The situation with the indigenous people is as complicated here as it is in Canada. I think they are better off than our natives though. The majority of the population here in San Cristobel are of indigenous origin, many of them living in what is called, "The Ring of Misery" around the outskirts of the city -- each community with it's own dialect and specific dress. Before the 1994 Zapatista uprising, native people were abused and killed by the government for all sorts of insignificant reasons such as cutting down trees. Their language was repressed.

After the uprising, though, their plight gained international attention and the government now supports the native peoples monetarily and builds bilingual schools in their communities. But the legacy of discrimination and abuse lives on in the peoples' habits. Parents have many children because more kids mean more sellers and beggars. Kids often don't attend school. If their fathers are still around, they beat their kids if they won't work the streets. Kids sell and beg from perhaps age five on up.

The grandfather of one of my instructors had 26 children that he knew of. One of her uncles at 89 fathered two children with a women of 30. Hard to believe -- but my instructor doesn't seem to be a weaver of tales.

Most native men don't stick around to raise their kids and mothers take their kids to the street with them to women selling stuff. Birth control is available to women but mostly they don't use it. Children aren't as emotionally close to their parents as ours.

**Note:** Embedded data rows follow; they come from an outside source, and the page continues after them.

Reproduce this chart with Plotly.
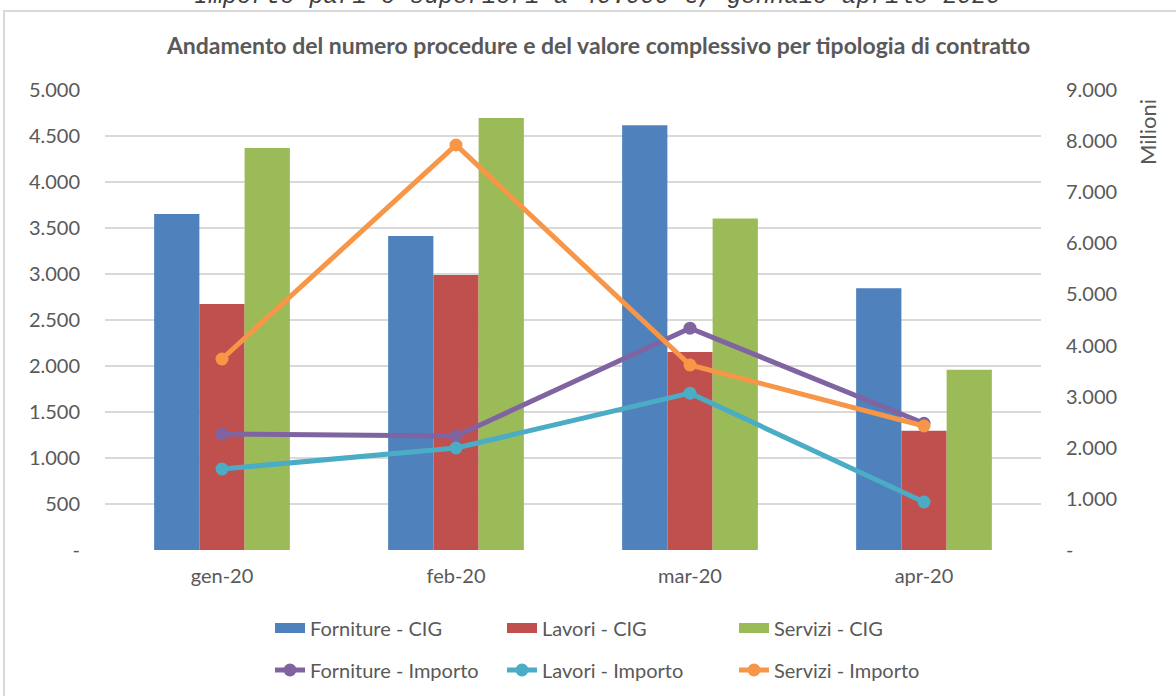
import plotly.graph_objects as go

# ---- data ----
categories = ["gen-20", "feb-20", "mar-20", "apr-20"]
forniture_cig = [3652, 3413, 4617, 2846]
lavori_cig = [2674, 2989, 2152, 1295]
servizi_cig = [4370, 4696, 3603, 1960]
# importo, displayed in "Milioni" on the right axis
forniture_imp = [2270, 2230, 4340, 2480]
lavori_imp = [1585, 1996, 3068, 939]
servizi_imp = [3737, 7924, 3620, 2426]

left_tickvals = [0, 500, 1000, 1500, 2000, 2500, 3000, 3500, 4000, 4500, 5000]
left_ticktext = ["-", "500", "1.000", "1.500", "2.000", "2.500", "3.000", "3.500", "4.000", "4.500", "5.000"]
right_tickvals = [0, 1000, 2000, 3000, 4000, 5000, 6000, 7000, 8000, 9000]
right_ticktext = ["-", "1.000", "2.000", "3.000", "4.000", "5.000", "6.000", "7.000", "8.000", "9.000"]

title_text = "Andamento del numero procedure e del valore complessivo per tipologia di contratto"
top_caption = "Importo pari o superiori a 40.000 €, gennaio-aprile 2020"

C_BLUE, C_RED, C_GREEN = "#4F81BD", "#C0504D", "#9BBB59"
C_PURPLE, C_TEAL, C_ORANGE = "#8064A2", "#4BACC6", "#F79646"
FONT = "Lato"
TXT = "#595959"

# plot area in pixels
W, H = 1176, 696
L, R, T, B = 105, 1041, 90, 550

def px_x(p):
    return (p - L) / (R - L)

def px_y(p):
    return (B - p) / (B - T)

fig = go.Figure()

bar_series = [("Forniture - CIG", forniture_cig, C_BLUE),
              ("Lavori - CIG", lavori_cig, C_RED),
              ("Servizi - CIG", servizi_cig, C_GREEN)]
for name, vals, col in bar_series:
    fig.add_trace(go.Bar(x=categories, y=vals, name=name, marker_color=col,
                         marker_line_width=0, showlegend=False, legendgroup=name))
# legend swatches for bars
for name, vals, col in bar_series:
    fig.add_trace(go.Scatter(x=[None], y=[None], mode="lines", name=name,
                             line=dict(color=col, width=14), legend="legend",
                             legendgroup=name, hoverinfo="skip"))

line_series = [("Forniture - Importo", forniture_imp, C_PURPLE),
               ("Lavori - Importo", lavori_imp, C_TEAL),
               ("Servizi - Importo", servizi_imp, C_ORANGE)]
for name, vals, col in line_series:
    fig.add_trace(go.Scatter(x=categories, y=vals, name=name, yaxis="y2",
                             mode="lines+markers",
                             line=dict(color=col, width=5),
                             marker=dict(color=col, size=13),
                             legend="legend2"))

fig.update_layout(
    width=W, height=H,
    margin=dict(l=L, r=W - R, t=T, b=H - B, pad=0),
    paper_bgcolor="white", plot_bgcolor="white",
    font=dict(family=FONT, color=TXT, size=20),
    barmode="group", bargap=0.42, bargroupgap=0,
    xaxis=dict(type="category", showgrid=False, showline=False, ticks="",
               tickfont=dict(size=20, color=TXT), ticklabelstandoff=12),
    yaxis=dict(range=[0, 5000], tickvals=left_tickvals, ticktext=left_ticktext,
               showgrid=True, gridcolor="#D9D9D9", gridwidth=2, zeroline=False,
               showline=False, ticks="", ticklabelstandoff=24,
               tickfont=dict(size=20, color=TXT)),
    yaxis2=dict(range=[0, 9000], tickvals=right_tickvals, ticktext=right_ticktext,
                overlaying="y", side="right", showgrid=False, zeroline=False,
                showline=False, ticks="", ticklabelstandoff=24,
                tickfont=dict(size=20, color=TXT)),
    legend=dict(orientation="h", x=270 / W, xref="container", y=1 - 628 / H, yref="container",
                xanchor="left", yanchor="middle",
                entrywidth=187, entrywidthmode="pixels", font=dict(size=20, color=TXT),
                bgcolor="rgba(0,0,0,0)"),
    legend2=dict(orientation="h", x=270 / W, xref="container", y=1 - 670 / H, yref="container",
                 xanchor="left", yanchor="middle",
                 entrywidth=187, entrywidthmode="pixels", font=dict(size=20, color=TXT),
                 bgcolor="rgba(0,0,0,0)"),
    showlegend=True,
)

fig.update_layout(
    title=dict(text="<b>" + title_text + "</b>", x=598.5 / W, xanchor="center",
               y=1 - 46 / H, yanchor="middle", font=dict(size=23, color=TXT, family=FONT)),
)

# right axis unit label
fig.add_annotation(text="Milioni", xref="paper", yref="paper", x=px_x(1147), y=px_y(132),
                   textangle=-90, showarrow=False, font=dict(size=22, color=TXT),
                   xanchor="center", yanchor="middle")

# cut-off caption at the top of the image
fig.add_annotation(text="<i>" + top_caption + "</i>", xref="paper", yref="paper",
                   x=px_x(597), y=px_y(12), xanchor="center", yanchor="bottom",
                   showarrow=False, font=dict(size=24, color="#404040", family="Liberation Mono"))

# chart frame
fig.add_shape(type="rect", xref="paper", yref="paper",
              x0=px_x(4), x1=px_x(1190), y0=px_y(710), y1=px_y(11),
              line=dict(color="#D9D9D9", width=2), fillcolor="rgba(0,0,0,0)", layer="below")

fig.write_html("out.html", config={"displayModeBar": False},
               post_script="document.body.style.margin='0';")
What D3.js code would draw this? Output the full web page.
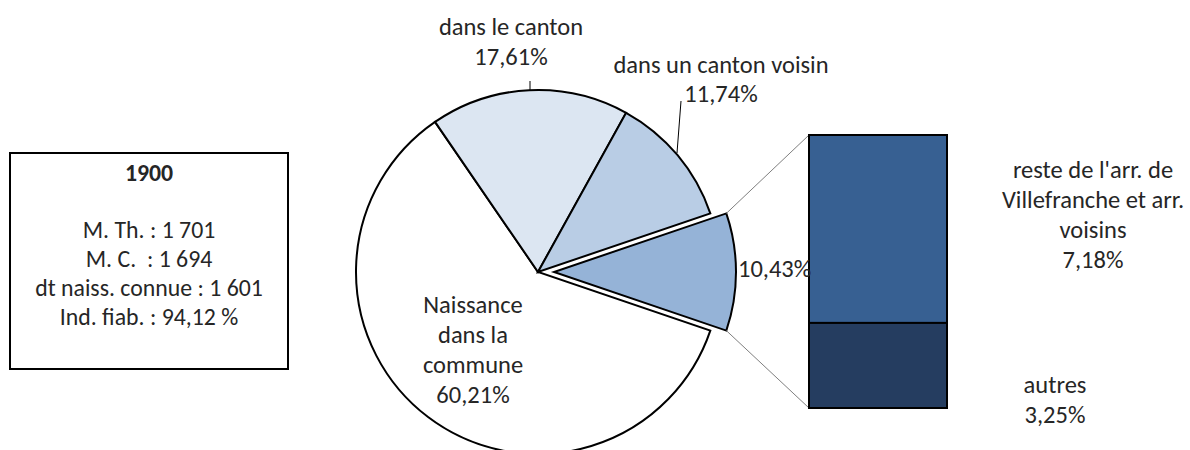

Every May, the government, in its wisdom, gives money to families. Soon it disappears for drink and partying. The difference as I see it between here and at home is that the native people are close to cities, so food prices aren't exorbitant and the industrious ones work at semi good jobs in town and send their kids to school. Although the schools teach both Spanish and the communities dialect, the kids don't want to learn Spanish.

The little girl in the photo looked about six. She was carrying a baby in a blanket on her back while she begged for money. One of my instructors said that the beggars and sellers often put on an act of impoverishment that is not the reality.